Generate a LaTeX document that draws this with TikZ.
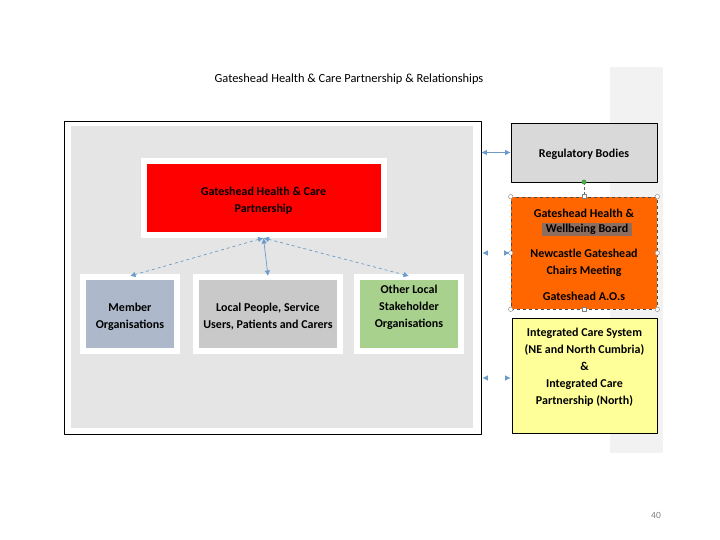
\documentclass[tikz,border=0pt]{standalone}
\usepackage{fontspec}
\setmainfont{Carlito}
\usetikzlibrary{arrows.meta}
\definecolor{linkblue}{HTML}{6A9BCB}
\definecolor{memberblue}{HTML}{ADB9CA}
\definecolor{peoplegray}{HTML}{C9C9C9}
\definecolor{othergreen}{HTML}{A9D18E}
\definecolor{hwborange}{HTML}{FF6600}
\definecolor{icpyellow}{HTML}{FFFF99}
\definecolor{markbrown}{HTML}{8C6D5E}
\tikzset{
  panel/.style={draw=white, line width=6pt, line join=miter},
  sidebox/.style={draw=black, line width=0.6pt},
  link/.style={linkblue, line width=0.7pt, {Latex[length=5.5pt,width=5.5pt]}-{Latex[length=5.5pt,width=5.5pt]}},
  tipsonly/.style={link, dash pattern=on 0pt off 60pt},
  handle/.style={circle, draw=gray, fill=white, line width=0.4pt, inner sep=0pt, minimum size=4.5pt}
}
\begin{document}
\begin{tikzpicture}[x=1pt, y=-1pt, font=\bfseries\fontsize{12}{17}\selectfont, line join=round]
  \useasboundingbox[fill=white] (0,0) rectangle (720,540);
  % title and page number
  \node[font=\fontsize{12.4}{15}\selectfont] (title) at (349,79) {Gateshead Health \& Care Partnership \& Relationships};
  \node[font=\fontsize{9.5}{11}\selectfont, text=gray] (page) at (656,515) {40};
  \fill[black!5] (610,67) rectangle (663,453);
  % left frame
  \node[draw, line width=0.8pt, fill=white, minimum width=417pt, minimum height=313pt] (frame) at (272.5,277.5) {};
  \node[fill=black!10, minimum width=402pt, minimum height=302pt] (inner) at (272,277) {};
  \node[panel, fill=red, minimum width=240pt, minimum height=74pt] (ghcp) at (263.5,198) {};
  \node[align=center] (ghcptext) at (263.5,201) {Gateshead Health \& Care\\Partnership};
  \node[panel, fill=memberblue, minimum width=94pt, minimum height=74pt] (member) at (130,314) {};
  \node[align=center] (membertext) at (130,317) {Member\\Organisations};
  \node[panel, fill=peoplegray, minimum width=144pt, minimum height=74pt] (people) at (268,314) {};
  \node[align=center] (peopletext) at (268,317) {Local People, Service\\Users, Patients and Carers};
  \node[panel, fill=othergreen, minimum width=104pt, minimum height=74pt] (other) at (409,314) {};
  \node[align=center] (othertext) at (409,307) {Other Local\\Stakeholder\\Organisations};
  \draw[link, dashed] (ghcp.south) -- ([yshift=-2pt]member.north);
  \draw[link] (ghcp.south) -- ([yshift=-2pt]people.north);
  \draw[link, dashed] (ghcp.south) -- ([yshift=-2pt]other.north);
  % right column
  \node[sidebox, fill=black!15, minimum width=146pt, minimum height=59pt] (reg) at (584,152.5) {};
  \node (regtext) at (584,154.5) {Regulatory Bodies};
  \node[draw=black!70, dashed, line width=0.6pt, fill=hwborange, minimum width=146pt, minimum height=112pt] (hwb) at (584,253) {};
  \node (hwbtop) at (584,213) {Gateshead Health \&};
  \node[fill=markbrown, inner sep=1.5pt, minimum width=90pt] (hwbmark) at (587,229.5) {Wellbeing Board};
  \node[align=center] (chairs) at (584,262.5) {Newcastle Gateshead\\Chairs Meeting};
  \node (aos) at (584,296) {Gateshead A.O.s};
  \node[sidebox, fill=icpyellow, minimum width=145pt, minimum height=115pt] (icp) at (584.5,375.5) {};
  \node[align=center] (icptext) at (584.5,367.5) {Integrated Care System\\(NE and North Cumbria)\\\&\\Integrated Care\\Partnership (North)};
  % selection handles
  \coordinate (rot) at (584,182);
  \draw[densely dashed, black!60, line width=0.5pt] (rot) -- (hwb.north);
  \fill[green!50!black!70] (rot) circle (2.5pt);
  \foreach \a in {north west, north east, south west, south east, west, east}
    \node[handle] at (hwb.\a) {};
  \foreach \a in {north, south}
    \node[handle, rectangle, minimum size=4pt] at (hwb.\a) {};
  % links to the right column
  \draw[link] (frame.east |- reg.west) -- (reg.west);
  \draw[tipsonly] ([xshift=1pt]frame.east |- hwb.west) -- ([xshift=-1pt]hwb.west);
  \draw[tipsonly] ([xshift=1pt]frame.east |- 0,378) -- ([xshift=-1pt]icp.west |- 0,378);
\end{tikzpicture}
\end{document}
- - - -
- [Problem requirements]:
Transcribe the material exactly, keeping every word and none of the pictures.

- [Written answer]:
Generate a LaTeX document that draws this with TikZ.
\documentclass[tikz,border=0pt]{standalone}
\usepackage{fontspec}
\setmainfont{Carlito}
\usetikzlibrary{arrows.meta}
\definecolor{linkblue}{HTML}{6A9BCB}
\definecolor{memberblue}{HTML}{ADB9CA}
\definecolor{peoplegray}{HTML}{C9C9C9}
\definecolor{othergreen}{HTML}{A9D18E}
\definecolor{hwborange}{HTML}{FF6600}
\definecolor{icpyellow}{HTML}{FFFF99}
\definecolor{markbrown}{HTML}{8C6D5E}
\tikzset{
  panel/.style={draw=white, line width=6pt, line join=miter},
  sidebox/.style={draw=black, line width=0.6pt},
  link/.style={linkblue, line width=0.7pt, {Latex[length=5.5pt,width=5.5pt]}-{Latex[length=5.5pt,width=5.5pt]}},
  tipsonly/.style={link, dash pattern=on 0pt off 60pt},
  handle/.style={circle, draw=gray, fill=white, line width=0.4pt, inner sep=0pt, minimum size=4.5pt}
}
\begin{document}
\begin{tikzpicture}[x=1pt, y=-1pt, font=\bfseries\fontsize{12}{17}\selectfont, line join=round]
  \useasboundingbox[fill=white] (0,0) rectangle (720,540);
  % title and page number
  \node[font=\fontsize{12.4}{15}\selectfont] (title) at (349,79) {Gateshead Health \& Care Partnership \& Relationships};
  \node[font=\fontsize{9.5}{11}\selectfont, text=gray] (page) at (656,515) {40};
  \fill[black!5] (610,67) rectangle (663,453);
  % left frame
  \node[draw, line width=0.8pt, fill=white, minimum width=417pt, minimum height=313pt] (frame) at (272.5,277.5) {};
  \node[fill=black!10, minimum width=402pt, minimum height=302pt] (inner) at (272,277) {};
  \node[panel, fill=red, minimum width=240pt, minimum height=74pt] (ghcp) at (263.5,198) {};
  \node[align=center] (ghcptext) at (263.5,201) {Gateshead Health \& Care\\Partnership};
  \node[panel, fill=memberblue, minimum width=94pt, minimum height=74pt] (member) at (130,314) {};
  \node[align=center] (membertext) at (130,317) {Member\\Organisations};
  \node[panel, fill=peoplegray, minimum width=144pt, minimum height=74pt] (people) at (268,314) {};
  \node[align=center] (peopletext) at (268,317) {Local People, Service\\Users, Patients and Carers};
  \node[panel, fill=othergreen, minimum width=104pt, minimum height=74pt] (other) at (409,314) {};
  \node[align=center] (othertext) at (409,307) {Other Local\\Stakeholder\\Organisations};
  \draw[link, dashed] (ghcp.south) -- ([yshift=-2pt]member.north);
  \draw[link] (ghcp.south) -- ([yshift=-2pt]people.north);
  \draw[link, dashed] (ghcp.south) -- ([yshift=-2pt]other.north);
  % right column
  \node[sidebox, fill=black!15, minimum width=146pt, minimum height=59pt] (reg) at (584,152.5) {};
  \node (regtext) at (584,154.5) {Regulatory Bodies};
  \node[draw=black!70, dashed, line width=0.6pt, fill=hwborange, minimum width=146pt, minimum height=112pt] (hwb) at (584,253) {};
  \node (hwbtop) at (584,213) {Gateshead Health \&};
  \node[fill=markbrown, inner sep=1.5pt, minimum width=90pt] (hwbmark) at (587,229.5) {Wellbeing Board};
  \node[align=center] (chairs) at (584,262.5) {Newcastle Gateshead\\Chairs Meeting};
  \node (aos) at (584,296) {Gateshead A.O.s};
  \node[sidebox, fill=icpyellow, minimum width=145pt, minimum height=115pt] (icp) at (584.5,375.5) {};
  \node[align=center] (icptext) at (584.5,367.5) {Integrated Care System\\(NE and North Cumbria)\\\&\\Integrated Care\\Partnership (North)};
  % selection handles
  \coordinate (rot) at (584,182);
  \draw[densely dashed, black!60, line width=0.5pt] (rot) -- (hwb.north);
  \fill[green!50!black!70] (rot) circle (2.5pt);
  \foreach \a in {north west, north east, south west, south east, west, east}
    \node[handle] at (hwb.\a) {};
  \foreach \a in {north, south}
    \node[handle, rectangle, minimum size=4pt] at (hwb.\a) {};
  % links to the right column
  \draw[link] (frame.east |- reg.west) -- (reg.west);
  \draw[tipsonly] ([xshift=1pt]frame.east |- hwb.west) -- ([xshift=-1pt]hwb.west);
  \draw[tipsonly] ([xshift=1pt]frame.east |- 0,378) -- ([xshift=-1pt]icp.west |- 0,378);
\end{tikzpicture}
\end{document}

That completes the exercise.